Fed’s Dudley Drops Bombshell: Low Inflation “Actually Might Be a Good Thing”

Tuesday, August 15, 2017
By Paul Martin

by Wolf Richter
Aug 15, 2017

QE unwind in September, “another rate hike later this year.”

The media have been talking themselves into a lather about how the less-than-2% inflation would force the Fed to stop hiking rates. But William Dudley, president of the New York Fed and one of the most influential voices on the policy-setting Federal Open Markets Committee (FOMC), just dropped a stunning bombshell about low inflation – why it might be low and how that “actually might be a good thing.”

The kickoff for unwinding QE appears to be in the can. There’s unanimous support for it on the FOMC. It appears to be scheduled for the September meeting. The market has digested the coming “balance sheet normalization.” Stocks have risen and long-term yields have fallen, and financial conditions have eased further, which is the opposite of what the Fed wants to accomplish; it wants to tighten financial conditions. So it will keep tightening its policy until financial conditions are tightening.

QE was designed to produce the “wealth effect,” as Bernanke himself explained it to the public, where those with assets get wealthier and then spend some of that wealth in the real economy. Part one worked.

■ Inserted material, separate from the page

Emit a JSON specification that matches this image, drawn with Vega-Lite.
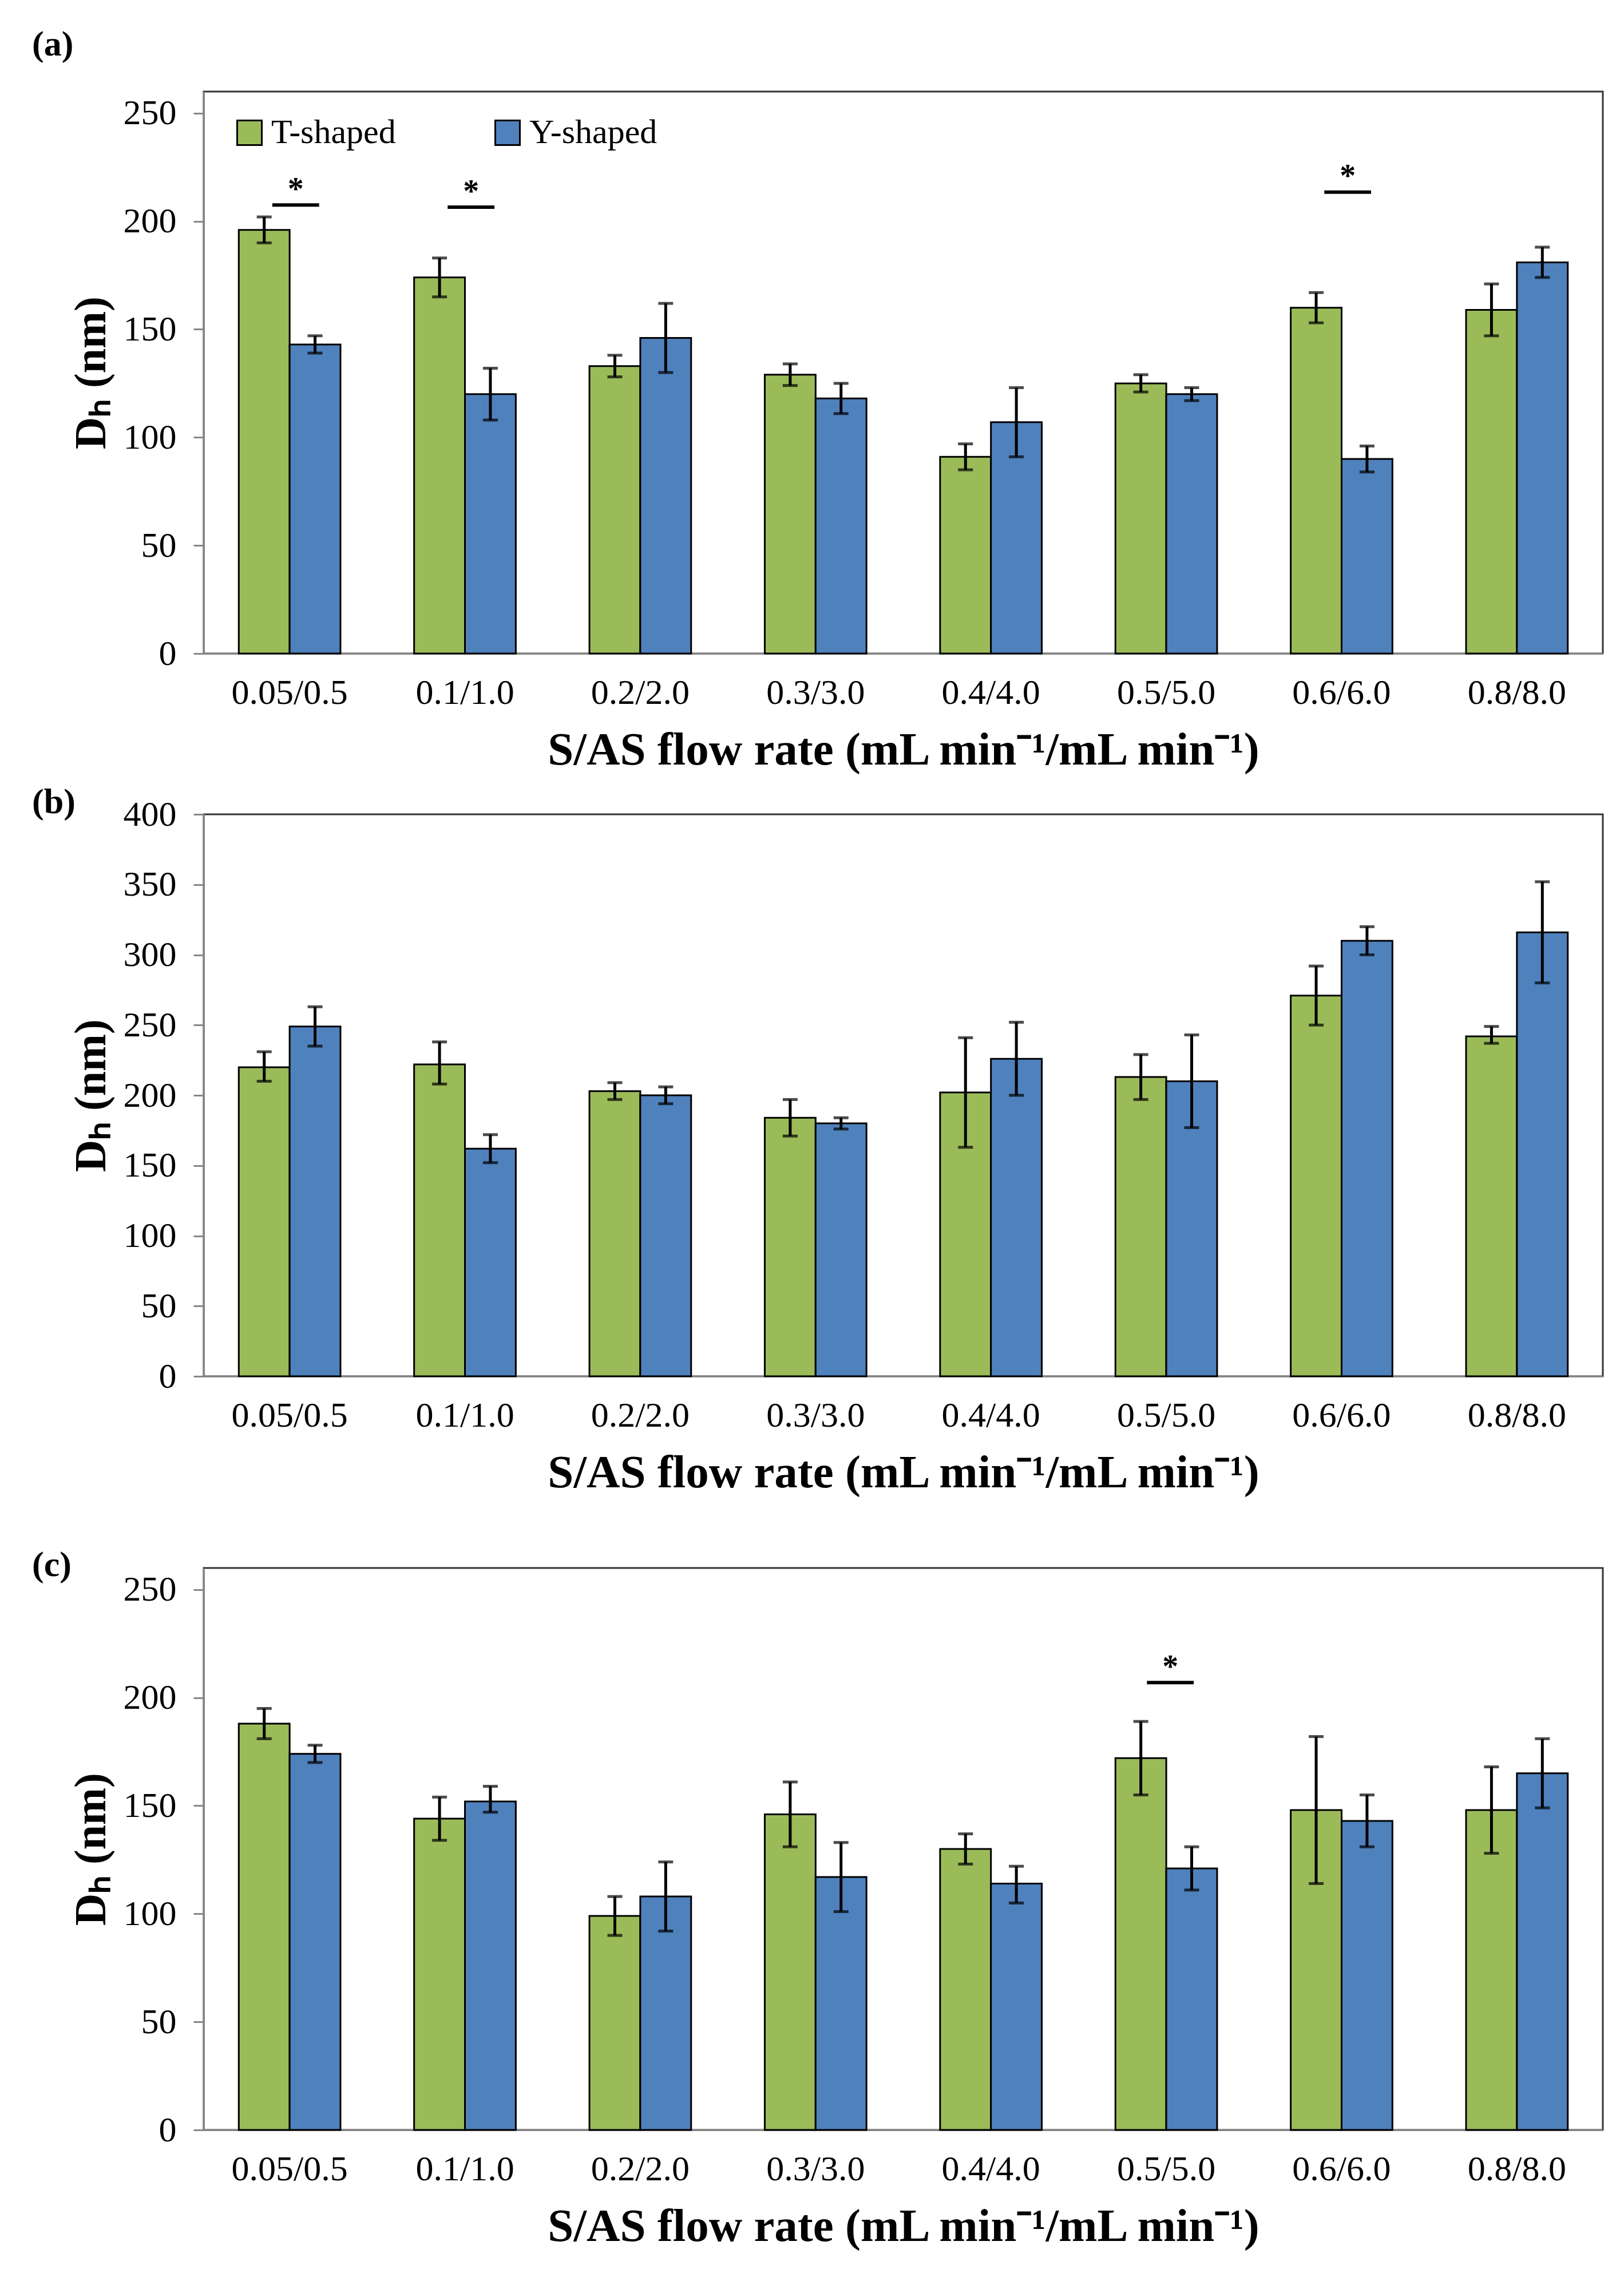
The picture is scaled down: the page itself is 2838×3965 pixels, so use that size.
{
  "$schema": "https://vega.github.io/schema/vega-lite/v6.json",
  "padding": {"left": 54, "top": 45, "right": 20, "bottom": 20},
  "background": "white",
  "config": {
    "font": "Liberation Serif",
    "view": {"stroke": "#333333", "strokeWidth": 3},
    "axis": {"labelFont": "Liberation Serif", "labelFontSize": 62, "labelColor": "black", "labelLimit": 0, "titleFont": "Liberation Serif", "titleFontWeight": "bold", "titleColor": "black", "domainColor": "#868686", "domainWidth": 3, "tickColor": "#868686", "tickWidth": 3, "grid": false, "titleLimit": 0},
    "axisX": {"ticks": false, "labelAngle": 0, "labelPadding": 38, "titleFontSize": 81, "titlePadding": 30},
    "axisY": {"tickSize": 18, "labelPadding": 30, "titleFontSize": 78, "titlePadding": 16},
    "title": {"font": "Liberation Serif", "fontSize": 62, "fontWeight": "bold", "color": "black", "anchor": "start", "frame": "bounds"}
  },
  "datasets": {
    "a": [
      {"rate": "0.05/0.5", "type": "T-shaped", "mean": 196, "lo": 190, "hi": 202},
      {"rate": "0.05/0.5", "type": "Y-shaped", "mean": 143, "lo": 139, "hi": 147},
      {"rate": "0.1/1.0", "type": "T-shaped", "mean": 174, "lo": 165, "hi": 183},
      {"rate": "0.1/1.0", "type": "Y-shaped", "mean": 120, "lo": 108, "hi": 132},
      {"rate": "0.2/2.0", "type": "T-shaped", "mean": 133, "lo": 128, "hi": 138},
      {"rate": "0.2/2.0", "type": "Y-shaped", "mean": 146, "lo": 130, "hi": 162},
      {"rate": "0.3/3.0", "type": "T-shaped", "mean": 129, "lo": 124, "hi": 134},
      {"rate": "0.3/3.0", "type": "Y-shaped", "mean": 118, "lo": 111, "hi": 125},
      {"rate": "0.4/4.0", "type": "T-shaped", "mean": 91, "lo": 85, "hi": 97},
      {"rate": "0.4/4.0", "type": "Y-shaped", "mean": 107, "lo": 91, "hi": 123},
      {"rate": "0.5/5.0", "type": "T-shaped", "mean": 125, "lo": 121, "hi": 129},
      {"rate": "0.5/5.0", "type": "Y-shaped", "mean": 120, "lo": 117, "hi": 123},
      {"rate": "0.6/6.0", "type": "T-shaped", "mean": 160, "lo": 153, "hi": 167},
      {"rate": "0.6/6.0", "type": "Y-shaped", "mean": 90, "lo": 84, "hi": 96},
      {"rate": "0.8/8.0", "type": "T-shaped", "mean": 159, "lo": 147, "hi": 171},
      {"rate": "0.8/8.0", "type": "Y-shaped", "mean": 181, "lo": 174, "hi": 188}
    ],
    "b": [
      {"rate": "0.05/0.5", "type": "T-shaped", "mean": 220, "lo": 210, "hi": 231},
      {"rate": "0.05/0.5", "type": "Y-shaped", "mean": 249, "lo": 235, "hi": 263},
      {"rate": "0.1/1.0", "type": "T-shaped", "mean": 222, "lo": 208, "hi": 238},
      {"rate": "0.1/1.0", "type": "Y-shaped", "mean": 162, "lo": 152, "hi": 172},
      {"rate": "0.2/2.0", "type": "T-shaped", "mean": 203, "lo": 197, "hi": 209},
      {"rate": "0.2/2.0", "type": "Y-shaped", "mean": 200, "lo": 194, "hi": 206},
      {"rate": "0.3/3.0", "type": "T-shaped", "mean": 184, "lo": 171, "hi": 197},
      {"rate": "0.3/3.0", "type": "Y-shaped", "mean": 180, "lo": 176, "hi": 184},
      {"rate": "0.4/4.0", "type": "T-shaped", "mean": 202, "lo": 163, "hi": 241},
      {"rate": "0.4/4.0", "type": "Y-shaped", "mean": 226, "lo": 200, "hi": 252},
      {"rate": "0.5/5.0", "type": "T-shaped", "mean": 213, "lo": 197, "hi": 229},
      {"rate": "0.5/5.0", "type": "Y-shaped", "mean": 210, "lo": 177, "hi": 243},
      {"rate": "0.6/6.0", "type": "T-shaped", "mean": 271, "lo": 250, "hi": 292},
      {"rate": "0.6/6.0", "type": "Y-shaped", "mean": 310, "lo": 300, "hi": 320},
      {"rate": "0.8/8.0", "type": "T-shaped", "mean": 242, "lo": 237, "hi": 249},
      {"rate": "0.8/8.0", "type": "Y-shaped", "mean": 316, "lo": 280, "hi": 352}
    ],
    "c": [
      {"rate": "0.05/0.5", "type": "T-shaped", "mean": 188, "lo": 181, "hi": 195},
      {"rate": "0.05/0.5", "type": "Y-shaped", "mean": 174, "lo": 170, "hi": 178},
      {"rate": "0.1/1.0", "type": "T-shaped", "mean": 144, "lo": 134, "hi": 154},
      {"rate": "0.1/1.0", "type": "Y-shaped", "mean": 152, "lo": 147, "hi": 159},
      {"rate": "0.2/2.0", "type": "T-shaped", "mean": 99, "lo": 90, "hi": 108},
      {"rate": "0.2/2.0", "type": "Y-shaped", "mean": 108, "lo": 92, "hi": 124},
      {"rate": "0.3/3.0", "type": "T-shaped", "mean": 146, "lo": 131, "hi": 161},
      {"rate": "0.3/3.0", "type": "Y-shaped", "mean": 117, "lo": 101, "hi": 133},
      {"rate": "0.4/4.0", "type": "T-shaped", "mean": 130, "lo": 123, "hi": 137},
      {"rate": "0.4/4.0", "type": "Y-shaped", "mean": 114, "lo": 105, "hi": 122},
      {"rate": "0.5/5.0", "type": "T-shaped", "mean": 172, "lo": 155, "hi": 189},
      {"rate": "0.5/5.0", "type": "Y-shaped", "mean": 121, "lo": 111, "hi": 131},
      {"rate": "0.6/6.0", "type": "T-shaped", "mean": 148, "lo": 114, "hi": 182},
      {"rate": "0.6/6.0", "type": "Y-shaped", "mean": 143, "lo": 131, "hi": 155},
      {"rate": "0.8/8.0", "type": "T-shaped", "mean": 148, "lo": 128, "hi": 168},
      {"rate": "0.8/8.0", "type": "Y-shaped", "mean": 165, "lo": 149, "hi": 181}
    ],
    "sig_a": [
      {"rate": "0.05/0.5", "line": 207.5, "star": 214.5},
      {"rate": "0.1/1.0", "line": 206.5, "star": 213.5},
      {"rate": "0.6/6.0", "line": 213.5, "star": 220.5}
    ],
    "sig_c": [
      {"rate": "0.5/5.0", "line": 207, "star": 214}
    ]
  },
  "resolve": {"scale": {"x": "independent", "y": "independent", "color": "independent"}},
  "spacing": 16,
  "vconcat": [
    {
      "width": 2445, "height": 982,
      "title": {"text": "(a)", "offset": 50, "dx": -65},
      "layer": [
        {"data": {"name": "a"}, "mark": {"type": "bar", "stroke": "black", "strokeWidth": 3},
         "encoding": {
           "x": {"field": "rate", "type": "nominal", "sort": null, "scale": {"paddingInner": 0.42, "paddingOuter": 0.2}, "title": "S/AS flow rate (mL min⁻¹/mL min⁻¹)"},
           "xOffset": {"field": "type", "type": "nominal"},
           "y": {"field": "mean", "type": "quantitative", "scale": {"domain": [0, 250]}, "axis": {"values": [0, 50, 100, 150, 200, 250]}, "title": "Dₕ (nm)"},
           "color": {"field": "type", "type": "nominal", "scale": {"domain": ["T-shaped", "Y-shaped"], "range": ["#9BBB59", "#4F81BD"]},
             "legend": {"orient": "none", "legendX": 50, "legendY": 42, "direction": "horizontal", "title": null, "labelFontSize": 60, "labelFont": "Liberation Serif", "labelColor": "black", "labelLimit": 0, "symbolType": "square", "symbolSize": 1850, "symbolStrokeColor": "black", "symbolStrokeWidth": 3, "symbolOpacity": 1, "labelOffset": 8, "columnPadding": 165}}
         }},
        {"data": {"name": "a"}, "mark": {"type": "rule", "color": "black", "strokeWidth": 5},
         "encoding": {"x": {"field": "rate", "type": "nominal", "sort": null}, "xOffset": {"field": "type", "type": "nominal"}, "y": {"field": "lo", "type": "quantitative"}, "y2": {"field": "hi"}}},
        {"data": {"name": "a"}, "mark": {"type": "tick", "color": "black", "thickness": 5, "size": 26},
         "encoding": {"x": {"field": "rate", "type": "nominal", "sort": null}, "xOffset": {"field": "type", "type": "nominal"}, "y": {"field": "lo", "type": "quantitative"}}},
        {"data": {"name": "a"}, "mark": {"type": "tick", "color": "black", "thickness": 5, "size": 26},
         "encoding": {"x": {"field": "rate", "type": "nominal", "sort": null}, "xOffset": {"field": "type", "type": "nominal"}, "y": {"field": "hi", "type": "quantitative"}}},
        {"data": {"name": "sig_a"}, "mark": {"type": "rule", "color": "black", "strokeWidth": 6},
         "encoding": {"x": {"field": "rate", "type": "nominal", "sort": null, "bandPosition": 0.33}, "x2": {"field": "rate", "bandPosition": 0.79}, "y": {"field": "line", "type": "quantitative"}}},
        {"data": {"name": "sig_a"}, "mark": {"type": "text", "color": "black", "fontSize": 56, "font": "Liberation Serif", "fontWeight": "bold", "baseline": "middle"},
         "encoding": {"x": {"field": "rate", "type": "nominal", "sort": null, "bandPosition": 0.56}, "y": {"field": "star", "type": "quantitative"}, "text": {"value": "*"}}}
      ]
    },
    {
      "resolve": {"scale": {"x": "independent", "y": "independent", "color": "independent"}},
      "spacing": 86,
      "vconcat": [
        {
          "width": 2445, "height": 982,
          "title": {"text": "(b)", "offset": -42, "dx": -65},
          "layer": [
            {"data": {"name": "b"}, "mark": {"type": "bar", "stroke": "black", "strokeWidth": 3},
             "encoding": {
               "x": {"field": "rate", "type": "nominal", "sort": null, "scale": {"paddingInner": 0.42, "paddingOuter": 0.2}, "title": "S/AS flow rate (mL min⁻¹/mL min⁻¹)"},
               "xOffset": {"field": "type", "type": "nominal"},
               "y": {"field": "mean", "type": "quantitative", "scale": {"domain": [0, 400]}, "axis": {"values": [0, 50, 100, 150, 200, 250, 300, 350, 400]}, "title": "Dₕ (nm)"},
               "color": {"field": "type", "type": "nominal", "scale": {"domain": ["T-shaped", "Y-shaped"], "range": ["#9BBB59", "#4F81BD"]}, "legend": null}
             }},
            {"data": {"name": "b"}, "mark": {"type": "rule", "color": "black", "strokeWidth": 5},
             "encoding": {"x": {"field": "rate", "type": "nominal", "sort": null}, "xOffset": {"field": "type", "type": "nominal"}, "y": {"field": "lo", "type": "quantitative"}, "y2": {"field": "hi"}}},
            {"data": {"name": "b"}, "mark": {"type": "tick", "color": "black", "thickness": 5, "size": 26},
             "encoding": {"x": {"field": "rate", "type": "nominal", "sort": null}, "xOffset": {"field": "type", "type": "nominal"}, "y": {"field": "lo", "type": "quantitative"}}},
            {"data": {"name": "b"}, "mark": {"type": "tick", "color": "black", "thickness": 5, "size": 26},
             "encoding": {"x": {"field": "rate", "type": "nominal", "sort": null}, "xOffset": {"field": "type", "type": "nominal"}, "y": {"field": "hi", "type": "quantitative"}}}
          ]
        },
        {
          "width": 2445, "height": 982,
          "title": {"text": "(c)", "offset": -27, "dx": -65},
          "layer": [
            {"data": {"name": "c"}, "mark": {"type": "bar", "stroke": "black", "strokeWidth": 3},
             "encoding": {
               "x": {"field": "rate", "type": "nominal", "sort": null, "scale": {"paddingInner": 0.42, "paddingOuter": 0.2}, "title": "S/AS flow rate (mL min⁻¹/mL min⁻¹)"},
               "xOffset": {"field": "type", "type": "nominal"},
               "y": {"field": "mean", "type": "quantitative", "scale": {"domain": [0, 250]}, "axis": {"values": [0, 50, 100, 150, 200, 250]}, "title": "Dₕ (nm)"},
               "color": {"field": "type", "type": "nominal", "scale": {"domain": ["T-shaped", "Y-shaped"], "range": ["#9BBB59", "#4F81BD"]}, "legend": null}
             }},
            {"data": {"name": "c"}, "mark": {"type": "rule", "color": "black", "strokeWidth": 5},
             "encoding": {"x": {"field": "rate", "type": "nominal", "sort": null}, "xOffset": {"field": "type", "type": "nominal"}, "y": {"field": "lo", "type": "quantitative"}, "y2": {"field": "hi"}}},
            {"data": {"name": "c"}, "mark": {"type": "tick", "color": "black", "thickness": 5, "size": 26},
             "encoding": {"x": {"field": "rate", "type": "nominal", "sort": null}, "xOffset": {"field": "type", "type": "nominal"}, "y": {"field": "lo", "type": "quantitative"}}},
            {"data": {"name": "c"}, "mark": {"type": "tick", "color": "black", "thickness": 5, "size": 26},
             "encoding": {"x": {"field": "rate", "type": "nominal", "sort": null}, "xOffset": {"field": "type", "type": "nominal"}, "y": {"field": "hi", "type": "quantitative"}}},
            {"data": {"name": "sig_c"}, "mark": {"type": "rule", "color": "black", "strokeWidth": 6},
             "encoding": {"x": {"field": "rate", "type": "nominal", "sort": null, "bandPosition": 0.31}, "x2": {"field": "rate", "bandPosition": 0.77}, "y": {"field": "line", "type": "quantitative"}}},
            {"data": {"name": "sig_c"}, "mark": {"type": "text", "color": "black", "fontSize": 56, "font": "Liberation Serif", "fontWeight": "bold", "baseline": "middle"},
             "encoding": {"x": {"field": "rate", "type": "nominal", "sort": null, "bandPosition": 0.54}, "y": {"field": "star", "type": "quantitative"}, "text": {"value": "*"}}}
          ]
        }
      ]
    }
  ]
}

Part two didn’t. Now the experiment is over and will be partially unwound. Asset holders are requested to hang on – that’s the message.

In his interview with the Associated Press (transcript), Dudley confirmed this. As the Fed allows its portfolio to “run down,” he said – dropping about $2 trillion of securities over the next few years – “the private sector has to absorb somewhat larger amounts of Treasury securities and agency mortgage-backed securities, that will probably put some modest upward pressure on long-term yields.”

So bond prices, which move in the opposite direction of yields, are going to decline. But no biggie; bond holders had it so good for so long.

And rate hikes?

He expects the economy to keep muddling through with growth at “around 2%.” He said, “We’re still on the same trajectory we’ve been on for several years.” This growth is “sufficient to continue to tighten the labor market.” While inflation is “somewhat below our objective,” he expects “to see firmer wage gains, and that will ultimately filter into inflation moving up towards our 2% objective,” but “it’s going to take time.”